Challenge: In the listing that follows, how many lines contain "this"? Give the number only.

Information given:

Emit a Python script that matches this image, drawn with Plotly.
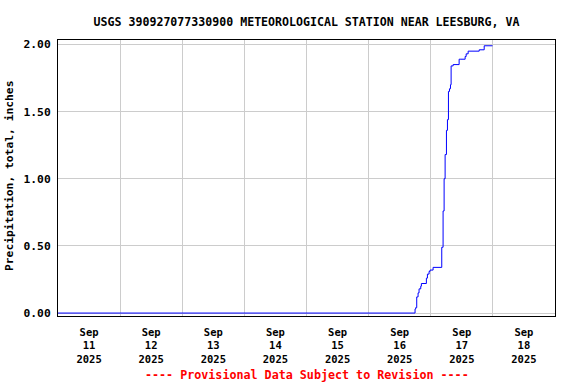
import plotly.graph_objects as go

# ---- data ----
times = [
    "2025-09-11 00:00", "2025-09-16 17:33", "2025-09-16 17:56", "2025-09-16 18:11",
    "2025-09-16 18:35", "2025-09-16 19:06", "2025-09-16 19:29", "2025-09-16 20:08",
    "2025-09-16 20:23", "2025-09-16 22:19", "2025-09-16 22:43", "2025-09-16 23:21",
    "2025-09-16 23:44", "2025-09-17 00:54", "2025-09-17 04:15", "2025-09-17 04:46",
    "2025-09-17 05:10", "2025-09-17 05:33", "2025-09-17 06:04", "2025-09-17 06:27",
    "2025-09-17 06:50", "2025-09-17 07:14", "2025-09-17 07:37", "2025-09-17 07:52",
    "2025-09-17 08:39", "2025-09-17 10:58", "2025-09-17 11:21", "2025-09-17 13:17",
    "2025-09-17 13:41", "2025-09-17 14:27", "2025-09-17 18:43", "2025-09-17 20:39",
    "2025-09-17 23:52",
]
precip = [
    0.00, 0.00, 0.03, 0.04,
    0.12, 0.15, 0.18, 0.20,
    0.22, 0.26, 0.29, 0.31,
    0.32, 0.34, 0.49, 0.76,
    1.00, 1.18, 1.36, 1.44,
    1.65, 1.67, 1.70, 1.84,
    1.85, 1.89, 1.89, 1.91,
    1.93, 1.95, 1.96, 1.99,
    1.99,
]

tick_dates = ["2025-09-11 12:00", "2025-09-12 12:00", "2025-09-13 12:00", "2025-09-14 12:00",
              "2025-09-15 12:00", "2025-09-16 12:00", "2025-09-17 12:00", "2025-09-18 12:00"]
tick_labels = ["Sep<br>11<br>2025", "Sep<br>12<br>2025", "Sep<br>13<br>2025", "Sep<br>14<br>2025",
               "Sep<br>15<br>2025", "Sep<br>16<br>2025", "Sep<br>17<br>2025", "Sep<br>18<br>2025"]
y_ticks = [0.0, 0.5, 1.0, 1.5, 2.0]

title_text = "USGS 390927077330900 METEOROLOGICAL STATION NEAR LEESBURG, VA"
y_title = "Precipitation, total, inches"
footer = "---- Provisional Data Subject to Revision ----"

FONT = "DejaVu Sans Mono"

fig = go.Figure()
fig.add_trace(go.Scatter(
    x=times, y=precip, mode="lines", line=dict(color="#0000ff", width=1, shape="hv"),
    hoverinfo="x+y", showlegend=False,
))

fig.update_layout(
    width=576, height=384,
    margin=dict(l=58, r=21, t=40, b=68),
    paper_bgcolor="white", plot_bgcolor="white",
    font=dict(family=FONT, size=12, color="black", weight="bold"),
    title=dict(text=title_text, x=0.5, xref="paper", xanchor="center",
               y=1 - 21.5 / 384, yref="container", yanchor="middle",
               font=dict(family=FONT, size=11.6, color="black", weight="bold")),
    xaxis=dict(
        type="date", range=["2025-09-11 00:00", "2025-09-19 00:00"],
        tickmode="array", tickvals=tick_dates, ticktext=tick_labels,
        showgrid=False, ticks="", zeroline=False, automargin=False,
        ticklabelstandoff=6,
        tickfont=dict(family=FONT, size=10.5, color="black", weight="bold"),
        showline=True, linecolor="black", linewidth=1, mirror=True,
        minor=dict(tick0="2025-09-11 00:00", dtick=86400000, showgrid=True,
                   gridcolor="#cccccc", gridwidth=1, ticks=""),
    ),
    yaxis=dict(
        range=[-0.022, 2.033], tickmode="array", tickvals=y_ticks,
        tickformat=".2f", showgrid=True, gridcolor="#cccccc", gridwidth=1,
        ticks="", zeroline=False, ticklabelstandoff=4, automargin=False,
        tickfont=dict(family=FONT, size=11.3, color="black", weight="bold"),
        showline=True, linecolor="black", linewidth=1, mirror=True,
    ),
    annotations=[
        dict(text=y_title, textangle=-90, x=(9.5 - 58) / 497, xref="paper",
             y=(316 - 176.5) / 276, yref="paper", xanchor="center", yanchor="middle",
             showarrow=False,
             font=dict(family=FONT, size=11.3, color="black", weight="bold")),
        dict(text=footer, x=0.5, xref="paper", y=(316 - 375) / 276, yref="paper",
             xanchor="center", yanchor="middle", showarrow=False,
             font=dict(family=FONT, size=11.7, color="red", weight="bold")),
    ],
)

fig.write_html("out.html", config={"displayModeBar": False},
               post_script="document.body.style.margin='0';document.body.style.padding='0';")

...

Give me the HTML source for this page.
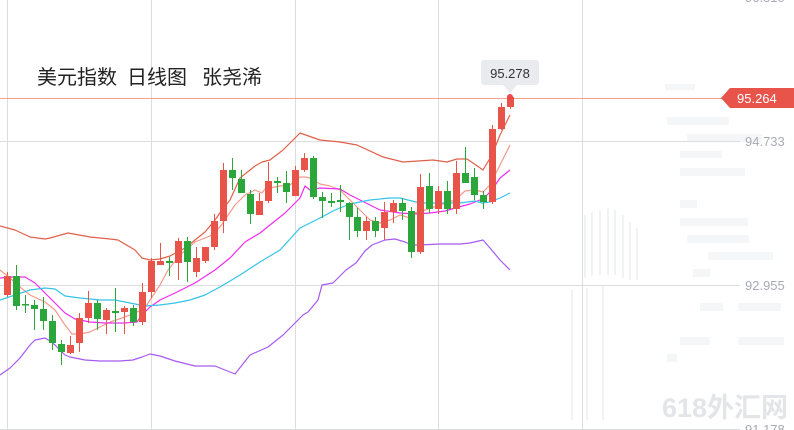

In response: 2